One of the things my post-doc and graduate student training did not prepare me for is the sheer amount of stuff that a professor needs to do on a daily basis. For example, on my board today (which is mostly left over from last week plus things I really should do today): inquire about a university vehicle, email someone I met at ESA, talk to one of my students about a specific project, email a collaborator about two different manuscripts, update my webpage, order my new laptop, review a proposal, finish reorganizing my reprint collection (it's been sitting in mid-organization for months), set up my lab meeting time for the semester, figure out what we're going to do in lab meetings this semester, set up my meeting time with my students, email my reading group, figure out what we're going to do in reading group this semester, deal with the stacks of papers on my desk (that one's been on the list for years), schedule my travel for this semester, hire an undergrad, etc, etc, etc. As a professor, there always seems to be more miniscule administrative stuff that someone really wants you to do.

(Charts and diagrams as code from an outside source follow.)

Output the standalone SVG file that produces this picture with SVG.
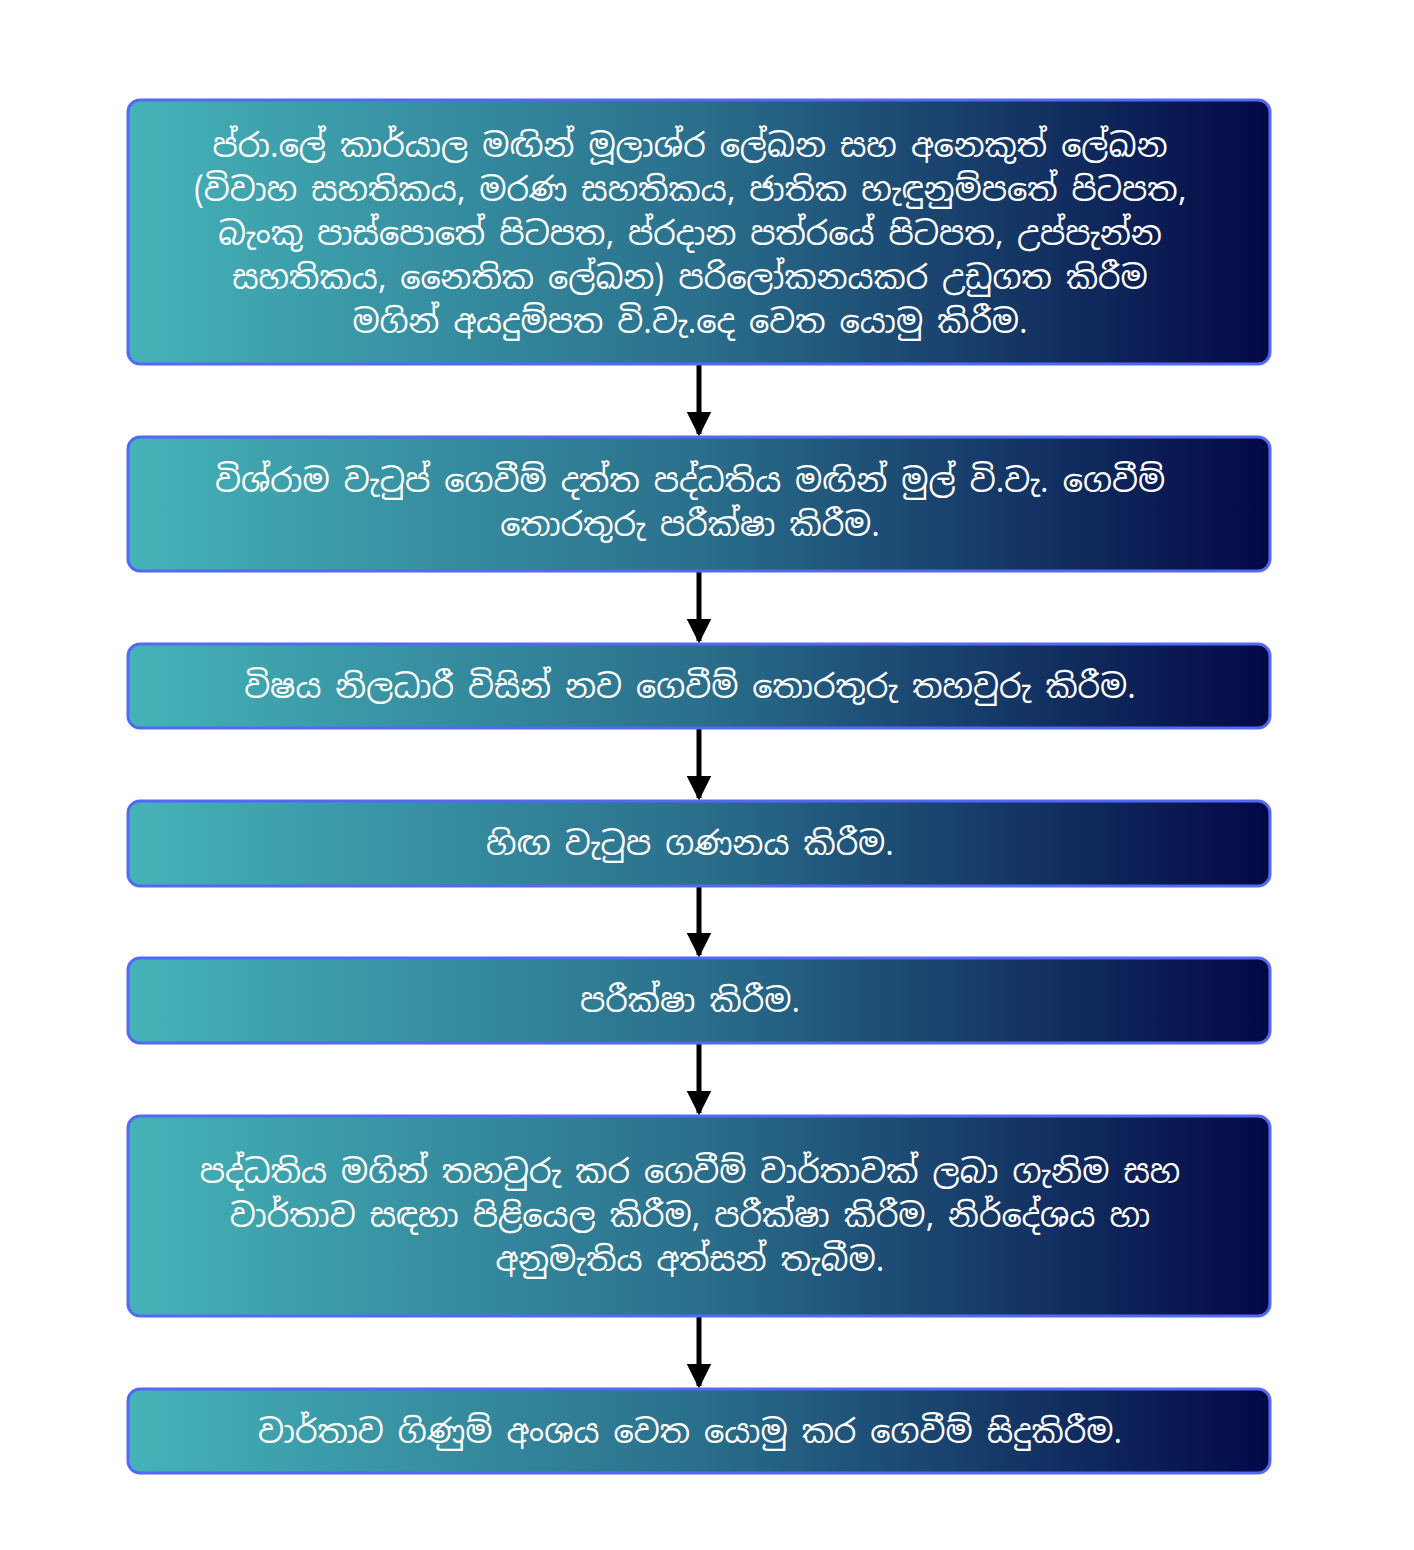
<svg xmlns="http://www.w3.org/2000/svg" width="1414" height="1550" viewBox="0 0 1414 1550">
<defs>
<linearGradient id="g" x1="0" y1="0" x2="1" y2="0">
<stop offset="0" stop-color="#45b3b8"/>
<stop offset="0.5" stop-color="#2a6f8c"/>
<stop offset="1" stop-color="#030846"/>
</linearGradient>
<marker id="ah" viewBox="0 0 10 10" refX="9" refY="5" markerWidth="5" markerHeight="5" orient="auto" markerUnits="strokeWidth">
<path d="M0,0 L10,5 L0,10 z" fill="#000"/>
</marker>
<style>
.box{fill:url(#g);stroke:#5468f8;stroke-width:3}
.t{font-family:"Noto Sans Sinhala","Noto Sans",sans-serif;font-size:32px;fill:#fff;text-anchor:middle;dominant-baseline:central;word-spacing:-2px}
.c{stroke:#000;stroke-width:5;fill:none;marker-end:url(#ah)}
</style>
</defs>
<rect width="1414" height="1550" fill="#fff"/>
<g id="connectors">
<line class="c" x1="699" y1="365" x2="699" y2="434"/>
<line class="c" x1="699" y1="572" x2="699" y2="641"/>
<line class="c" x1="699" y1="729" x2="699" y2="798"/>
<line class="c" x1="699" y1="887" x2="699" y2="955"/>
<line class="c" x1="699" y1="1044" x2="699" y2="1113"/>
<line class="c" x1="699" y1="1317" x2="699" y2="1386"/>
</g>
<g id="n1">
<rect class="box" x="128" y="100" width="1142" height="264" rx="12"/>
<text class="t" x="690" y="145">ප්රා.ලේ කාර්යාල මඟින් මූලාශ්ර ලේඛන සහ අනෙකුත් ලේඛන</text>
<text class="t" x="690" y="189">(විවාහ සහතිකය, මරණ සහතිකය, ජාතික හැඳුනුම්පතේ පිටපත,</text>
<text class="t" x="690" y="233">බැංකු පාස්පොතේ පිටපත, ප්රදාන පත්රයේ පිටපත, උප්පැන්න</text>
<text class="t" x="690" y="277">සහතිකය, නෛතික ලේඛන) පරිලෝකනයකර උඩුගත කිරීම</text>
<text class="t" x="690" y="321">මගින් අයදුම්පත වි.වැ.දෙ වෙත යොමු කිරීම.</text>
</g>
<g id="n2">
<rect class="box" x="128" y="437" width="1142" height="134" rx="12"/>
<text class="t" x="690" y="480">විශ්රාම වැටුප් ගෙවීම් දත්ත පද්ධතිය මඟින් මුල් වි.වැ. ගෙවීම්</text>
<text class="t" x="690" y="524">තොරතුරු පරීක්ෂා කිරීම.</text>
</g>
<g id="n3">
<rect class="box" x="128" y="644" width="1142" height="84" rx="12"/>
<text class="t" x="690" y="686">විෂය නිලධාරී විසින් නව ගෙවීම් තොරතුරු තහවුරු කිරීම.</text>
</g>
<g id="n4">
<rect class="box" x="128" y="801" width="1142" height="85" rx="12"/>
<text class="t" x="690" y="843">හිඟ වැටුප ගණනය කිරීම.</text>
</g>
<g id="n5">
<rect class="box" x="128" y="958" width="1142" height="85" rx="12"/>
<text class="t" x="690" y="1000">පරීක්ෂා කිරීම.</text>
</g>
<g id="n6">
<rect class="box" x="128" y="1116" width="1142" height="200" rx="12"/>
<text class="t" x="690" y="1171">පද්ධතිය මගින් තහවුරු කර ගෙවීම් වාර්තාවක් ලබා ගැනිම සහ</text>
<text class="t" x="690" y="1215">වාර්තාව සඳහා පිළියෙල කිරීම, පරීක්ෂා කිරීම, නිර්දේශය හා</text>
<text class="t" x="690" y="1259">අනුමැතිය අත්සන් තැබීම.</text>
</g>
<g id="n7">
<rect class="box" x="128" y="1389" width="1142" height="84" rx="12"/>
<text class="t" x="690" y="1431">වාර්තාව ගිණුම් අංශය වෙත යොමු කර ගෙවීම් සිදුකිරීම.</text>
</g>
</svg>
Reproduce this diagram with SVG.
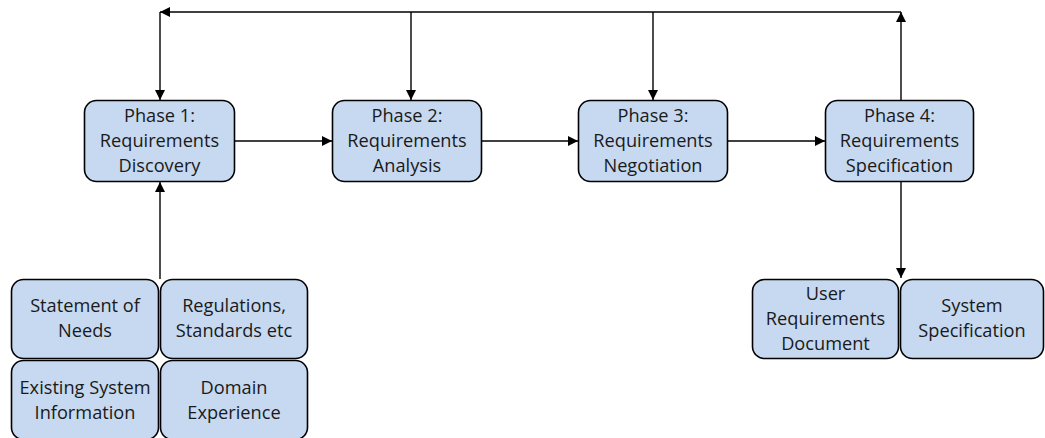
<svg xmlns="http://www.w3.org/2000/svg" width="1045" height="438" viewBox="0 0 1045 438">
<defs>
<style>
.box{fill:#c6d9f0;stroke:#000;stroke-width:1.6}
.t{font-family:"Open Sans","Liberation Sans",sans-serif;font-size:18.2px;fill:#1a1a1a;text-anchor:middle}
.c{fill:none;stroke:#000;stroke-width:1.4}
</style>
<marker id="a" viewBox="0 0 10 10" refX="10" refY="5" markerWidth="10" markerHeight="10" markerUnits="userSpaceOnUse" orient="auto">
<path d="M0,0 L10,5 L0,10 z" fill="#000"/>
</marker>
</defs>
<rect width="1045" height="438" fill="#fff"/>
<g id="connectors">
<path class="c" d="M901,100 V12" marker-end="url(#a)"/>
<path class="c" d="M901,12 H160" marker-end="url(#a)"/>
<path class="c" d="M160,12 V100" marker-end="url(#a)"/>
<path class="c" d="M411,12 V100" marker-end="url(#a)"/>
<path class="c" d="M653,12 V100" marker-end="url(#a)"/>
<path class="c" d="M234,141 H332" marker-end="url(#a)"/>
<path class="c" d="M481,141 H578" marker-end="url(#a)"/>
<path class="c" d="M727,141 H825" marker-end="url(#a)"/>
<path class="c" d="M160,279 V182" marker-end="url(#a)"/>
<path class="c" d="M901,182 V278" marker-end="url(#a)"/>
</g>
<g id="phase1"><rect class="box" x="84.5" y="100.5" width="150" height="81" rx="12"/>
<text class="t" x="159.5" y="122">Phase 1:</text><text class="t" x="159.5" y="147">Requirements</text><text class="t" x="159.5" y="172">Discovery</text></g>
<g id="phase2"><rect class="box" x="332.5" y="100.5" width="149" height="81" rx="12"/>
<text class="t" x="407" y="122">Phase 2:</text><text class="t" x="407" y="147">Requirements</text><text class="t" x="407" y="172">Analysis</text></g>
<g id="phase3"><rect class="box" x="578.5" y="100.5" width="149" height="81" rx="12"/>
<text class="t" x="653" y="122">Phase 3:</text><text class="t" x="653" y="147">Requirements</text><text class="t" x="653" y="172">Negotiation</text></g>
<g id="phase4"><rect class="box" x="825.5" y="100.5" width="148" height="81" rx="12"/>
<text class="t" x="899.5" y="122">Phase 4:</text><text class="t" x="899.5" y="147">Requirements</text><text class="t" x="899.5" y="172">Specification</text></g>
<g id="statement"><rect class="box" x="11.5" y="279.5" width="147" height="79" rx="12"/>
<text class="t" x="85" y="312">Statement of</text><text class="t" x="85" y="337">Needs</text></g>
<g id="regulations"><rect class="box" x="160.5" y="279.5" width="147" height="79" rx="12"/>
<text class="t" x="234" y="312">Regulations,</text><text class="t" x="234" y="337">Standards etc</text></g>
<g id="existing"><rect class="box" x="11.5" y="360.5" width="147" height="79" rx="12"/>
<text class="t" x="85" y="394">Existing System</text><text class="t" x="85" y="419">Information</text></g>
<g id="domain"><rect class="box" x="160.5" y="360.5" width="147" height="79" rx="12"/>
<text class="t" x="234" y="394">Domain</text><text class="t" x="234" y="419">Experience</text></g>
<g id="userreq"><rect class="box" x="752.5" y="279.5" width="146" height="79" rx="12"/>
<text class="t" x="825.5" y="300">User</text><text class="t" x="825.5" y="325">Requirements</text><text class="t" x="825.5" y="350">Document</text></g>
<g id="syspec"><rect class="box" x="900.5" y="279.5" width="143" height="79" rx="12"/>
<text class="t" x="972" y="312">System</text><text class="t" x="972" y="337">Specification</text></g>
</svg>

My first year as an assistant professor, I tried naively to do everything as soon as it popped up. This lead to me behaving as if the skills that make someone a good whac-a-mole player translated into being a good assistant professor. For those of you who have never played whac-a-mole at Chuckie Cheese or some other equivalent pizza serving venue designed solely for parents to have someplace to eat where they can pretend they are on an adult date while their child runs wild in a safe atmosphere (I think these types of venues are the only reason my parents didn't drown me as a child), I have included a picture for you:
My assumption as a young assistant professor was that if I whacked all the moles fast enough, I would run out of moles and have time to do research. I have since learned the error of my ways and I will let you in on the secret they will never, ever tell you at faculty orientation: there are always more moles. In fact, I am convinced that there are an infinite number of moles. You could spend every waking hour whacking moles and still never run out of moles. Honestly.
It took me a while, but I have realized that either I constrain my mole whacking to certain regimented hours or I lose all ability to conduct research...and don't let anyone fool you, they do not grant tenure for mole whacking (unless, of course, your research actually is on mole whacking, but I imagine that is a very small group of people). As an older and wiser assistant professor, I have learned to let the moles run around my office and I studiously ignore them until mole whacking time arrives. When it does, then and only then do I pick up my mallet and whack the noisiest moles causing the most chaos. When mole whacking time is over, I put down my mallet and go back to work. This was hard to learn for me because I'm really prone to feeling of guilt when I have things sitting around undone, but man have I been productive since I implemented those rules.
Well, look at the time! I gotta go grab my mallet, Monday is prime mole whacking time.